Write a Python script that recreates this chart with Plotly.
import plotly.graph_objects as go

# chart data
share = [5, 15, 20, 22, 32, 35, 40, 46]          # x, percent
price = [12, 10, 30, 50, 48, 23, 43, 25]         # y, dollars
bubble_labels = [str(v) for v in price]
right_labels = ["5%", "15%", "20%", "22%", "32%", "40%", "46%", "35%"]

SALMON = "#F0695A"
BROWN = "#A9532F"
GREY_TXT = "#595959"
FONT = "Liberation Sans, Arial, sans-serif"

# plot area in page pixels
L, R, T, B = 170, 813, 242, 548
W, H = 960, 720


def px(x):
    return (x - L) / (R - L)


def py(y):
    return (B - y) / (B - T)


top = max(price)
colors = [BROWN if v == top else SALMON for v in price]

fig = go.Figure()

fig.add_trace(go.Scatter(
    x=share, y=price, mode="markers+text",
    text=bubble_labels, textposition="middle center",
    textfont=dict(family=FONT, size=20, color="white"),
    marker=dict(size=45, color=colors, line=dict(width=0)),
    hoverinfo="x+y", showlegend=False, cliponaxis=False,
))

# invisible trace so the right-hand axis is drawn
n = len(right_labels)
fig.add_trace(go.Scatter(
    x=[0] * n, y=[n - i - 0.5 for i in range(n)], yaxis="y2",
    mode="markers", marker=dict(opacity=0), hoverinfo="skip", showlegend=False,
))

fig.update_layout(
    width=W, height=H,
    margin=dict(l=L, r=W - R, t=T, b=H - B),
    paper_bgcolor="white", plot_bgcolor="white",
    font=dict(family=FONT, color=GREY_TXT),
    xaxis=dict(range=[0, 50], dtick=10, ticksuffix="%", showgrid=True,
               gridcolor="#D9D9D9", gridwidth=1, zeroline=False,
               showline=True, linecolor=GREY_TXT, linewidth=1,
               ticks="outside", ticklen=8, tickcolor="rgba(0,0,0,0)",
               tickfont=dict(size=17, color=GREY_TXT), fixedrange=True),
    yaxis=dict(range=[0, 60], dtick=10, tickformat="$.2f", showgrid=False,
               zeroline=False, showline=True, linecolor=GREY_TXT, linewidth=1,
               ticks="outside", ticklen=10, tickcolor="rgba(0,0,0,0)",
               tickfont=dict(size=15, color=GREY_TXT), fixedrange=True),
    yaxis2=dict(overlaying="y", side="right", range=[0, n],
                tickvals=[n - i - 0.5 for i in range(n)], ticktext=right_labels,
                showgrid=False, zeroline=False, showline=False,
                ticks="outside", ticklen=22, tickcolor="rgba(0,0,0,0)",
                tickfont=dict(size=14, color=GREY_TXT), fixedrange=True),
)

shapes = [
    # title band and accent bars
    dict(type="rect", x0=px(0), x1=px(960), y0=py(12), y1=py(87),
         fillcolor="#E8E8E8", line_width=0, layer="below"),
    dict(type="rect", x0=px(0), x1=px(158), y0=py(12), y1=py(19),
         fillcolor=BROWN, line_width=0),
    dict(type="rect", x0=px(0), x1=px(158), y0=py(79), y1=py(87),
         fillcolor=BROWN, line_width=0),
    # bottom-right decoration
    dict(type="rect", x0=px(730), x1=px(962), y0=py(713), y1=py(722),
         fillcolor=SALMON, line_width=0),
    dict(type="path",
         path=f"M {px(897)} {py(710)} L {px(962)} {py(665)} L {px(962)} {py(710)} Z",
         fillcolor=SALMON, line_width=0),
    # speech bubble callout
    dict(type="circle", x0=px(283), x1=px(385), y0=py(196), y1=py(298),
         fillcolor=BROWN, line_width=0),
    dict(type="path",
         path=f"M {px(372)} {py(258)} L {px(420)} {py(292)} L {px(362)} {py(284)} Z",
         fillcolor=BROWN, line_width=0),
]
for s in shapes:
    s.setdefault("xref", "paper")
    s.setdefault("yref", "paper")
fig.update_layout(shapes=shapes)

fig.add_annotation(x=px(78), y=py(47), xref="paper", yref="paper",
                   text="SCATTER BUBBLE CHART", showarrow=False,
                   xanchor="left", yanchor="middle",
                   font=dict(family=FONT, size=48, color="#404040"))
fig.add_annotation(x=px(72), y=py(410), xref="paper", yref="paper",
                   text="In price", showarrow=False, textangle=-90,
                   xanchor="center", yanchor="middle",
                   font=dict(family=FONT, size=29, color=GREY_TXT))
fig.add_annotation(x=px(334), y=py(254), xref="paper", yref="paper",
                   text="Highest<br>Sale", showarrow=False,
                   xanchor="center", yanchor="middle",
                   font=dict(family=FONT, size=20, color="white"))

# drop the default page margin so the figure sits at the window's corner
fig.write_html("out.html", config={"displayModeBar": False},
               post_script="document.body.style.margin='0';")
· · ·
▶ **EXERCISE**
Write the entire listing out again, word for word.

▶ **FINAL ANSWER**
Write a Python script that recreates this chart with Plotly.
import plotly.graph_objects as go

# chart data
share = [5, 15, 20, 22, 32, 35, 40, 46]          # x, percent
price = [12, 10, 30, 50, 48, 23, 43, 25]         # y, dollars
bubble_labels = [str(v) for v in price]
right_labels = ["5%", "15%", "20%", "22%", "32%", "40%", "46%", "35%"]

SALMON = "#F0695A"
BROWN = "#A9532F"
GREY_TXT = "#595959"
FONT = "Liberation Sans, Arial, sans-serif"

# plot area in page pixels
L, R, T, B = 170, 813, 242, 548
W, H = 960, 720


def px(x):
    return (x - L) / (R - L)


def py(y):
    return (B - y) / (B - T)


top = max(price)
colors = [BROWN if v == top else SALMON for v in price]

fig = go.Figure()

fig.add_trace(go.Scatter(
    x=share, y=price, mode="markers+text",
    text=bubble_labels, textposition="middle center",
    textfont=dict(family=FONT, size=20, color="white"),
    marker=dict(size=45, color=colors, line=dict(width=0)),
    hoverinfo="x+y", showlegend=False, cliponaxis=False,
))

# invisible trace so the right-hand axis is drawn
n = len(right_labels)
fig.add_trace(go.Scatter(
    x=[0] * n, y=[n - i - 0.5 for i in range(n)], yaxis="y2",
    mode="markers", marker=dict(opacity=0), hoverinfo="skip", showlegend=False,
))

fig.update_layout(
    width=W, height=H,
    margin=dict(l=L, r=W - R, t=T, b=H - B),
    paper_bgcolor="white", plot_bgcolor="white",
    font=dict(family=FONT, color=GREY_TXT),
    xaxis=dict(range=[0, 50], dtick=10, ticksuffix="%", showgrid=True,
               gridcolor="#D9D9D9", gridwidth=1, zeroline=False,
               showline=True, linecolor=GREY_TXT, linewidth=1,
               ticks="outside", ticklen=8, tickcolor="rgba(0,0,0,0)",
               tickfont=dict(size=17, color=GREY_TXT), fixedrange=True),
    yaxis=dict(range=[0, 60], dtick=10, tickformat="$.2f", showgrid=False,
               zeroline=False, showline=True, linecolor=GREY_TXT, linewidth=1,
               ticks="outside", ticklen=10, tickcolor="rgba(0,0,0,0)",
               tickfont=dict(size=15, color=GREY_TXT), fixedrange=True),
    yaxis2=dict(overlaying="y", side="right", range=[0, n],
                tickvals=[n - i - 0.5 for i in range(n)], ticktext=right_labels,
                showgrid=False, zeroline=False, showline=False,
                ticks="outside", ticklen=22, tickcolor="rgba(0,0,0,0)",
                tickfont=dict(size=14, color=GREY_TXT), fixedrange=True),
)

shapes = [
    # title band and accent bars
    dict(type="rect", x0=px(0), x1=px(960), y0=py(12), y1=py(87),
         fillcolor="#E8E8E8", line_width=0, layer="below"),
    dict(type="rect", x0=px(0), x1=px(158), y0=py(12), y1=py(19),
         fillcolor=BROWN, line_width=0),
    dict(type="rect", x0=px(0), x1=px(158), y0=py(79), y1=py(87),
         fillcolor=BROWN, line_width=0),
    # bottom-right decoration
    dict(type="rect", x0=px(730), x1=px(962), y0=py(713), y1=py(722),
         fillcolor=SALMON, line_width=0),
    dict(type="path",
         path=f"M {px(897)} {py(710)} L {px(962)} {py(665)} L {px(962)} {py(710)} Z",
         fillcolor=SALMON, line_width=0),
    # speech bubble callout
    dict(type="circle", x0=px(283), x1=px(385), y0=py(196), y1=py(298),
         fillcolor=BROWN, line_width=0),
    dict(type="path",
         path=f"M {px(372)} {py(258)} L {px(420)} {py(292)} L {px(362)} {py(284)} Z",
         fillcolor=BROWN, line_width=0),
]
for s in shapes:
    s.setdefault("xref", "paper")
    s.setdefault("yref", "paper")
fig.update_layout(shapes=shapes)

fig.add_annotation(x=px(78), y=py(47), xref="paper", yref="paper",
                   text="SCATTER BUBBLE CHART", showarrow=False,
                   xanchor="left", yanchor="middle",
                   font=dict(family=FONT, size=48, color="#404040"))
fig.add_annotation(x=px(72), y=py(410), xref="paper", yref="paper",
                   text="In price", showarrow=False, textangle=-90,
                   xanchor="center", yanchor="middle",
                   font=dict(family=FONT, size=29, color=GREY_TXT))
fig.add_annotation(x=px(334), y=py(254), xref="paper", yref="paper",
                   text="Highest<br>Sale", showarrow=False,
                   xanchor="center", yanchor="middle",
                   font=dict(family=FONT, size=20, color="white"))

# drop the default page margin so the figure sits at the window's corner
fig.write_html("out.html", config={"displayModeBar": False},
               post_script="document.body.style.margin='0';")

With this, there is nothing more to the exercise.